— begin Dataset content —

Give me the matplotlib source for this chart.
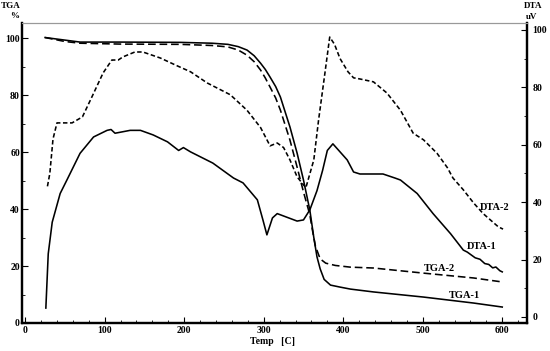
import matplotlib
matplotlib.use("Agg")
import matplotlib.pyplot as plt
from matplotlib.ticker import MultipleLocator

plt.rcParams["font.family"] = ["Liberation Serif", "DejaVu Serif"]
plt.rcParams["font.weight"] = "bold"

# ── Data ──────────────────────────────────────────────────────────────────────

tga1_t = [25, 69, 119, 195, 235, 255, 268, 279, 288, 296, 302, 308, 315, 321,
          333, 342, 350, 358, 363, 367, 371, 376, 384, 396, 409, 438, 501, 564, 600]
tga1_y = [100.2, 98.6, 98.6, 98.5, 98.2, 97.8, 97.0, 95.8, 93.8, 91.2, 89.0,
          86.3, 83.0, 79.3, 68.8, 59.6, 50.2, 39.6, 30.0, 23.2, 19.0, 15.3,
          13.3, 12.6, 11.9, 10.9, 9.1, 7.0, 5.6]

tga2_t = [25, 50, 69, 119, 195, 235, 255, 268, 279, 288, 296, 302, 308, 315,
          321, 333, 342, 350, 358, 361, 365, 371, 378, 390, 409, 438, 501, 564, 600]
tga2_y = [100.2, 98.8, 98.2, 97.9, 97.8, 97.4, 96.9, 95.8, 94.0, 91.7, 88.8,
          86.0, 82.8, 79.0, 74.7, 64.2, 54.7, 46.0, 38.0, 33.0, 27.0, 22.5,
          21.0, 20.2, 19.6, 19.3, 17.5, 15.8, 14.4]

dta1_t = [26, 29, 34, 44, 53, 69, 86, 103, 108, 113, 132, 145, 161, 179, 193,
          199, 208, 236, 249, 262, 274, 292, 299, 304, 311, 317, 342, 350, 358,
          367, 374, 380, 387, 396, 405, 413, 421, 438, 450, 465, 472, 493, 513,
          535, 551, 556, 561, 566, 572, 578, 583, 588, 592, 597, 600]
dta1_y = [3.1, 22, 33, 43, 48, 57, 62.7, 65, 65.3, 64, 65, 65, 63.4, 61, 58,
          59, 57.5, 53.6, 51, 48.4, 46.7, 40.8, 33.8, 28.6, 34.5, 36, 33.4, 33.8,
          37.3, 44, 51, 58, 60.3, 57.5, 54.7, 50.5, 49.8, 49.8, 49.8, 48.4, 47.7,
          43, 36, 29, 23.3, 22.6, 21.6, 20.6, 20.1, 18.6, 18.3, 17.1, 17.4, 16.1, 15.7]

dta2_t = [28, 31, 35, 40, 59, 72, 84, 98, 109, 117, 123, 138, 148, 170, 191,
          208, 229, 258, 279, 296, 308, 317, 325, 333, 342, 353, 363, 369, 377,
          383, 389, 396, 406, 413, 421, 438, 455, 472, 488, 501, 518, 531, 538,
          551, 564, 576, 595, 601]
dta2_y = [45.5, 50, 62, 67.6, 67.6, 69.7, 76.7, 85, 89.5, 89.5, 90.6, 92.3, 92.3,
          90.2, 87.5, 85.4, 81.5, 77.4, 72, 66, 59.6, 60.6, 59, 54.7, 48.8, 45,
          54.7, 68.6, 85, 97.5, 95, 90, 85.4, 83.3, 82.9, 81.9, 78, 72, 64, 61.7,
          57, 52, 48.4, 44.3, 39.7, 36, 31.4, 30.6]

tga_ticks = [0, 20, 40, 60, 80, 100]
dta_ticks = [0, 20, 40, 60, 80, 100]
temp_ticks = [0, 100, 200, 300, 400, 500, 600]

# ── Figure ────────────────────────────────────────────────────────────────────

fig = plt.figure(figsize=(5.5, 3.51), dpi=100)
ax = fig.add_axes([0.04, 0.0798, 0.918, 0.8547])
ax2 = ax.twinx()

lw = 1.15
ax.plot(tga1_t, tga1_y, color="black", lw=lw)
ax.plot(tga2_t, tga2_y, color="black", lw=lw, dashes=(4.8, 2.4))
ax2.plot(dta1_t, dta1_y, color="black", lw=lw)
ax2.plot(dta2_t, dta2_y, color="black", lw=lw, dashes=(2.8, 1.6))

ax.set_xlim(-4, 631)
ax.set_ylim(0, 105.3)
ax2.set_ylim(-2.1, 102.4)

ax.set_xticks(temp_ticks)
ax.set_yticks(tga_ticks)
ax2.set_yticks(dta_ticks)
ax.xaxis.set_minor_locator(MultipleLocator(20))
ax.yaxis.set_minor_locator(MultipleLocator(10))
ax2.yaxis.set_minor_locator(MultipleLocator(10))

for a in (ax, ax2):
    a.tick_params(which="major", direction="in", length=4, width=0.8,
                  labelsize=7, pad=2)
    a.tick_params(which="minor", direction="in", length=2, width=0.6)
    for s in ("left", "right", "bottom"):
        a.spines[s].set_linewidth(1.6)
    a.spines["top"].set_linewidth(0.8)
    a.spines["top"].set_color("#999999")
ax.tick_params(top=False, which="both")
ax.tick_params(axis="y", pad=1.5)
ax2.tick_params(axis="y", pad=4)

# axis titles
fig.text(1 / 550, 1 - 6 / 351, "TGA", ha="left", va="center", fontsize=6.5)
fig.text(15 / 550, 1 - 16 / 351, "%", ha="center", va="center", fontsize=6.5)
fig.text(533 / 550, 1 - 6 / 351, "DTA", ha="center", va="center", fontsize=6.5)
fig.text(532 / 550, 1 - 17 / 351, "uV", ha="center", va="center", fontsize=6.5)
fig.text(272 / 550, 1 - 342 / 351, "Temp   [C]", ha="center", va="center",
         fontsize=7)

# curve labels
ax.text(591, 40.4, "DTA-2", ha="center", va="center", fontsize=7.5)
ax.text(574, 26.7, "DTA-1", ha="center", va="center", fontsize=7.5)
ax.text(521, 19.3, "TGA-2", ha="center", va="center", fontsize=7.5)
ax.text(553, 9.8, "TGA-1", ha="center", va="center", fontsize=7.5)

fig.savefig("out.png", dpi=100)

— end Dataset content —

### Exercise details
All of the lines above should be retyped precisely, apart from the pictures.

### Result for this exercise
Give me the matplotlib source for this chart.
import matplotlib
matplotlib.use("Agg")
import matplotlib.pyplot as plt
from matplotlib.ticker import MultipleLocator

plt.rcParams["font.family"] = ["Liberation Serif", "DejaVu Serif"]
plt.rcParams["font.weight"] = "bold"

# ── Data ──────────────────────────────────────────────────────────────────────

tga1_t = [25, 69, 119, 195, 235, 255, 268, 279, 288, 296, 302, 308, 315, 321,
          333, 342, 350, 358, 363, 367, 371, 376, 384, 396, 409, 438, 501, 564, 600]
tga1_y = [100.2, 98.6, 98.6, 98.5, 98.2, 97.8, 97.0, 95.8, 93.8, 91.2, 89.0,
          86.3, 83.0, 79.3, 68.8, 59.6, 50.2, 39.6, 30.0, 23.2, 19.0, 15.3,
          13.3, 12.6, 11.9, 10.9, 9.1, 7.0, 5.6]

tga2_t = [25, 50, 69, 119, 195, 235, 255, 268, 279, 288, 296, 302, 308, 315,
          321, 333, 342, 350, 358, 361, 365, 371, 378, 390, 409, 438, 501, 564, 600]
tga2_y = [100.2, 98.8, 98.2, 97.9, 97.8, 97.4, 96.9, 95.8, 94.0, 91.7, 88.8,
          86.0, 82.8, 79.0, 74.7, 64.2, 54.7, 46.0, 38.0, 33.0, 27.0, 22.5,
          21.0, 20.2, 19.6, 19.3, 17.5, 15.8, 14.4]

dta1_t = [26, 29, 34, 44, 53, 69, 86, 103, 108, 113, 132, 145, 161, 179, 193,
          199, 208, 236, 249, 262, 274, 292, 299, 304, 311, 317, 342, 350, 358,
          367, 374, 380, 387, 396, 405, 413, 421, 438, 450, 465, 472, 493, 513,
          535, 551, 556, 561, 566, 572, 578, 583, 588, 592, 597, 600]
dta1_y = [3.1, 22, 33, 43, 48, 57, 62.7, 65, 65.3, 64, 65, 65, 63.4, 61, 58,
          59, 57.5, 53.6, 51, 48.4, 46.7, 40.8, 33.8, 28.6, 34.5, 36, 33.4, 33.8,
          37.3, 44, 51, 58, 60.3, 57.5, 54.7, 50.5, 49.8, 49.8, 49.8, 48.4, 47.7,
          43, 36, 29, 23.3, 22.6, 21.6, 20.6, 20.1, 18.6, 18.3, 17.1, 17.4, 16.1, 15.7]

dta2_t = [28, 31, 35, 40, 59, 72, 84, 98, 109, 117, 123, 138, 148, 170, 191,
          208, 229, 258, 279, 296, 308, 317, 325, 333, 342, 353, 363, 369, 377,
          383, 389, 396, 406, 413, 421, 438, 455, 472, 488, 501, 518, 531, 538,
          551, 564, 576, 595, 601]
dta2_y = [45.5, 50, 62, 67.6, 67.6, 69.7, 76.7, 85, 89.5, 89.5, 90.6, 92.3, 92.3,
          90.2, 87.5, 85.4, 81.5, 77.4, 72, 66, 59.6, 60.6, 59, 54.7, 48.8, 45,
          54.7, 68.6, 85, 97.5, 95, 90, 85.4, 83.3, 82.9, 81.9, 78, 72, 64, 61.7,
          57, 52, 48.4, 44.3, 39.7, 36, 31.4, 30.6]

tga_ticks = [0, 20, 40, 60, 80, 100]
dta_ticks = [0, 20, 40, 60, 80, 100]
temp_ticks = [0, 100, 200, 300, 400, 500, 600]

# ── Figure ────────────────────────────────────────────────────────────────────

fig = plt.figure(figsize=(5.5, 3.51), dpi=100)
ax = fig.add_axes([0.04, 0.0798, 0.918, 0.8547])
ax2 = ax.twinx()

lw = 1.15
ax.plot(tga1_t, tga1_y, color="black", lw=lw)
ax.plot(tga2_t, tga2_y, color="black", lw=lw, dashes=(4.8, 2.4))
ax2.plot(dta1_t, dta1_y, color="black", lw=lw)
ax2.plot(dta2_t, dta2_y, color="black", lw=lw, dashes=(2.8, 1.6))

ax.set_xlim(-4, 631)
ax.set_ylim(0, 105.3)
ax2.set_ylim(-2.1, 102.4)

ax.set_xticks(temp_ticks)
ax.set_yticks(tga_ticks)
ax2.set_yticks(dta_ticks)
ax.xaxis.set_minor_locator(MultipleLocator(20))
ax.yaxis.set_minor_locator(MultipleLocator(10))
ax2.yaxis.set_minor_locator(MultipleLocator(10))

for a in (ax, ax2):
    a.tick_params(which="major", direction="in", length=4, width=0.8,
                  labelsize=7, pad=2)
    a.tick_params(which="minor", direction="in", length=2, width=0.6)
    for s in ("left", "right", "bottom"):
        a.spines[s].set_linewidth(1.6)
    a.spines["top"].set_linewidth(0.8)
    a.spines["top"].set_color("#999999")
ax.tick_params(top=False, which="both")
ax.tick_params(axis="y", pad=1.5)
ax2.tick_params(axis="y", pad=4)

# axis titles
fig.text(1 / 550, 1 - 6 / 351, "TGA", ha="left", va="center", fontsize=6.5)
fig.text(15 / 550, 1 - 16 / 351, "%", ha="center", va="center", fontsize=6.5)
fig.text(533 / 550, 1 - 6 / 351, "DTA", ha="center", va="center", fontsize=6.5)
fig.text(532 / 550, 1 - 17 / 351, "uV", ha="center", va="center", fontsize=6.5)
fig.text(272 / 550, 1 - 342 / 351, "Temp   [C]", ha="center", va="center",
         fontsize=7)

# curve labels
ax.text(591, 40.4, "DTA-2", ha="center", va="center", fontsize=7.5)
ax.text(574, 26.7, "DTA-1", ha="center", va="center", fontsize=7.5)
ax.text(521, 19.3, "TGA-2", ha="center", va="center", fontsize=7.5)
ax.text(553, 9.8, "TGA-1", ha="center", va="center", fontsize=7.5)

fig.savefig("out.png", dpi=100)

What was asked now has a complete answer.